On a microcontroller, it would be very wasteful to use these partition schemes: we don’t need all of their features and storage space is a premium. Instead, we are going to let the developer choose the partitions ahead of time and bake it directly into the bootloader’s source code.

Which partitions do they have to choose?

We are going to need 4 different kinds of partition, each serving a different purpose:

The bootloader partition will contain the code for the bootloader.
The primary partition will contain the current version of the application. This is where the application will be run from.
Secondary partitions will contain the next or the previous versions of the application.
The scratch partition is used by our bootloader to always keep a copy around of the data it is processing, to ensure that it is resistant to sudden shutdowns.

The partitions must, naturally, not overlap and be big enough for what we want to store in them.

They also need to be aligned to a page of the flash: it must be made up of a whole number of pages, otherwise we risk loosing information from another partition if we try to erase the memory allocated to a partition.

Oh, wait! My recap!

Moxie's flash memory cheat sheet

Welcome to my small recap about how flash memory works!

Flash memory is very cheap but a bit difficult to write to.

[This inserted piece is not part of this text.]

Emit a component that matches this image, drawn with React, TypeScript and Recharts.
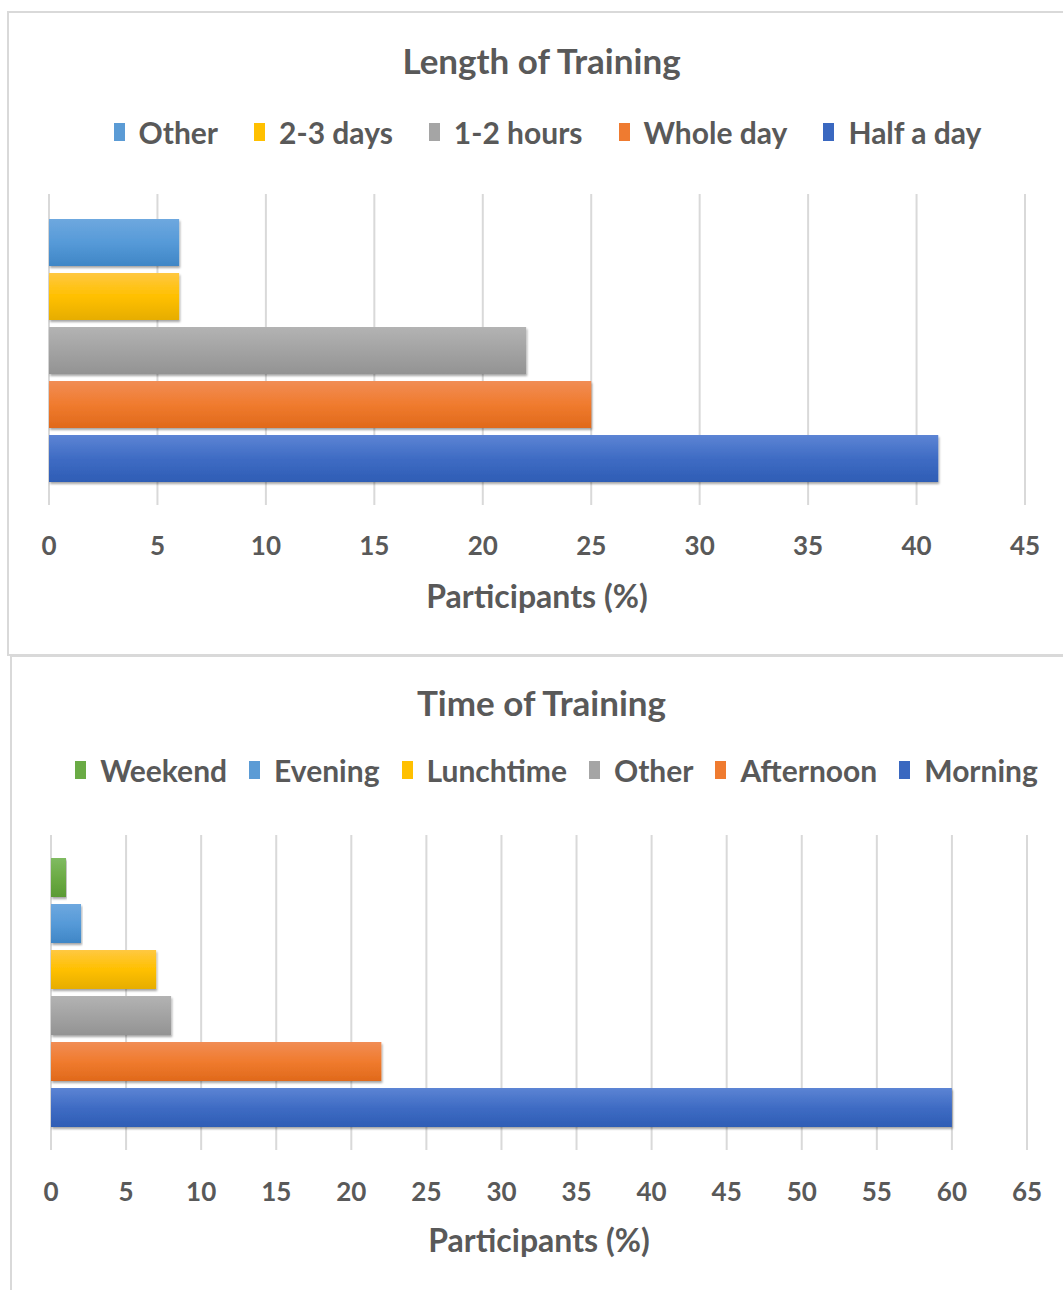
import { BarChart, Bar, XAxis, YAxis, CartesianGrid, Legend, Label } from 'recharts';

// Length of Training (top chart), series listed top bar first
const lengthSeries = ['Other', '2-3 days', '1-2 hours', 'Whole day', 'Half a day'];
const lengthValues = [6, 6, 22, 25, 41];
const lengthTicks = [0, 5, 10, 15, 20, 25, 30, 35, 40, 45];

// Time of Training (bottom chart)
const timeSeries = ['Weekend', 'Evening', 'Lunchtime', 'Other', 'Afternoon', 'Morning'];
const timeValues = [1, 2, 7, 8, 22, 60];
const timeTicks = [0, 5, 10, 15, 20, 25, 30, 35, 40, 45, 50, 55, 60, 65];

const lengthPalette = ['ltblue', 'yellow', 'gray', 'orange', 'blue'];
const timePalette = ['green', 'ltblue', 'yellow', 'gray', 'orange', 'blue'];

const gradients: Record<string, [string, string, string]> = {
  blue: ['#5c84d4', '#3f6cc4', '#2e5db5'],
  orange: ['#f18d55', '#f07b2e', '#e0691b'],
  gray: ['#b3b3b3', '#a3a3a3', '#939393'],
  yellow: ['#ffc842', '#ffc000', '#e6ad00'],
  ltblue: ['#6ea8df', '#569ad8', '#3f86c6'],
  green: ['#80bb62', '#6cab45', '#5a9a33'],
};
const swatch: Record<string, string> = {
  blue: '#3a68c0', orange: '#ef7b30', gray: '#a5a5a5', yellow: '#ffc000', ltblue: '#5b9bd5', green: '#6aab45',
};

const FONT = 'Lato, "Open Sans", sans-serif';
const TEXT = '#595959';

// legend drawn in series order (recharts sorts the payload by name otherwise)
function LegendRow({ series, palette, gap, shift }: any) {
  return (
    <div style={{ display: 'flex', justifyContent: 'center', alignItems: 'center', fontFamily: FONT, fontWeight: 700, fontSize: 30, lineHeight: '36px', color: TEXT, paddingLeft: shift }}>
      {series.map((s: string, i: number) => (
        <div key={s} style={{ display: 'flex', alignItems: 'center', marginLeft: i === 0 ? 0 : gap }}>
          <span style={{ width: 11, height: 18, background: swatch[palette[i]], marginRight: 14, display: 'inline-block' }} />
          <span>{s}</span>
        </div>
      ))}
    </div>
  );
}

function TrainingPanel(props: any) {
  const { top, height, box, title, titleTop, legendTop, legendGap, legendShift, series, values, ticks, palette, margin, catGap, barGap, tickMargin, labelOffset, prefix } = props;
  const row: any = { name: title };
  series.forEach((s: string, i: number) => { row['s' + i] = values[i]; });
  return (
    <div style={{ position: 'absolute', left: 0, top, width: 1063, height }}>
      <div style={{ position: 'absolute', ...box, border: '2px solid #d9d9d9', boxSizing: 'border-box' }} />
      <div style={{ position: 'absolute', left: 0, width: 1063, top: titleTop, height: 44, lineHeight: '44px', textAlign: 'center', fontFamily: FONT, fontWeight: 700, fontSize: 35, color: TEXT, paddingLeft: 20, boxSizing: 'border-box' }}>
        {title}
      </div>
      <BarChart width={1063} height={height} data={[row]} layout="vertical" margin={margin} barCategoryGap={catGap} barGap={barGap}>
        <defs>
          {Object.keys(gradients).map((k) => (
            <linearGradient key={k} id={`${prefix}-${k}`} x1="0" y1="0" x2="0" y2="1">
              <stop offset="0%" stopColor={gradients[k][0]} />
              <stop offset="50%" stopColor={gradients[k][1]} />
              <stop offset="100%" stopColor={gradients[k][2]} />
            </linearGradient>
          ))}
          <filter id={`${prefix}-shadow`} x="-5%" y="-20%" width="110%" height="150%">
            <feDropShadow dx="1" dy="2" stdDeviation="1.2" floodColor="#000" floodOpacity="0.35" />
          </filter>
        </defs>
        <CartesianGrid horizontal={false} stroke="#d9d9d9" strokeWidth={2} />
        <XAxis
          type="number"
          domain={[ticks[0], ticks[ticks.length - 1]]}
          ticks={ticks}
          interval={0}
          axisLine={false}
          tickLine={false}
          tickMargin={tickMargin}
          height={100}
          tick={{ fill: TEXT, fontFamily: FONT, fontWeight: 700, fontSize: 26 }}
        >
          <Label value="Participants (%)" position="insideTop" offset={labelOffset} fill={TEXT} style={{ fontFamily: FONT, fontWeight: 700, fontSize: 32 }} />
        </XAxis>
        <YAxis type="category" dataKey="name" hide />
        <Legend
          verticalAlign="middle"
          align="center"
          wrapperStyle={{ top: legendTop, left: 0, width: 1063 }}
          content={() => <LegendRow series={series} palette={palette} gap={legendGap} shift={legendShift} />}
        />
        {series.map((s: string, i: number) => (
          <Bar
            key={s}
            dataKey={'s' + i}
            name={s}
            fill={`url(#${prefix}-${palette[i]})`}
            filter={`url(#${prefix}-shadow)`}
            isAnimationActive={false}
            legendType="square"
          />
        ))}
      </BarChart>
    </div>
  );
}

export default function App() {
  return (
    <div style={{ position: 'absolute', left: 0, top: 0, width: 1063, height: 1290, overflow: 'hidden', background: '#fff' }}>
      <TrainingPanel
        prefix="len"
        top={0}
        height={655}
        box={{ left: 7, top: 11, width: 1080, height: 645 }}
        title="Length of Training"
        titleTop={38}
        legendTop={114}
        legendGap={36}
        legendShift={32}
        series={lengthSeries}
        values={lengthValues}
        ticks={lengthTicks}
        palette={lengthPalette}
        margin={{ top: 194, right: 38, bottom: 50, left: 49 }}
        catGap={25}
        barGap={7}
        tickMargin={26}
        labelOffset={80}
      />
      <TrainingPanel
        prefix="time"
        top={655}
        height={635}
        box={{ left: 10, top: 0, width: 1080, height: 660 }}
        title="Time of Training"
        titleTop={25}
        legendTop={97}
        legendGap={22}
        legendShift={50}
        series={timeSeries}
        values={timeValues}
        ticks={timeTicks}
        palette={timePalette}
        margin={{ top: 180, right: 36, bottom: 40, left: 51 }}
        catGap={23}
        barGap={7}
        tickMargin={27}
        labelOffset={79}
      />
    </div>
  );
}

In microcontrollers, we are using a variant called “NOR” flash memory, which is fast enough to read that we can directly execute the code from it.

We can read from flash memory with little to no restriction, but for economical and physical reasons, writing to it is trickier:

By default, all bits are set to 1.
We can write to a word, setting the bits we want to 0 and leaving the others untouched.
A word is usually 2 to 8 bytes long.
We can erase an entire page, setting all bits back to 1.
A page is quite big, usually something like 1024 to 4096 bytes!
We can only write each word a set number of times.
On some devices, we can only write each word once! Gasp!

A visual explanation of how flash memory works, as described above.

A few examples

For our simple, example bootloader, we will require the flash memory to be split into four different partitions: one for the bootloader, a primary and secondary partitions (of similar sizes) and a small scratch partition. This is the most basic layout required for the scratch-swap algorithm to work, but it can get the job done:

The most basic partition layout: bootloader, primary, secondary and scratch

MCUBoot gives you some more freedom: it lets you have multiple primary and secondary partitions, but each secondary partition must be paired with a primary partition. The only way to update the code within a primary partition is to put its new version within its associated secondary partition:

A more complex partition layout under MCUBoot: two primary and two secondaries, with each primary being paired up with a secondary.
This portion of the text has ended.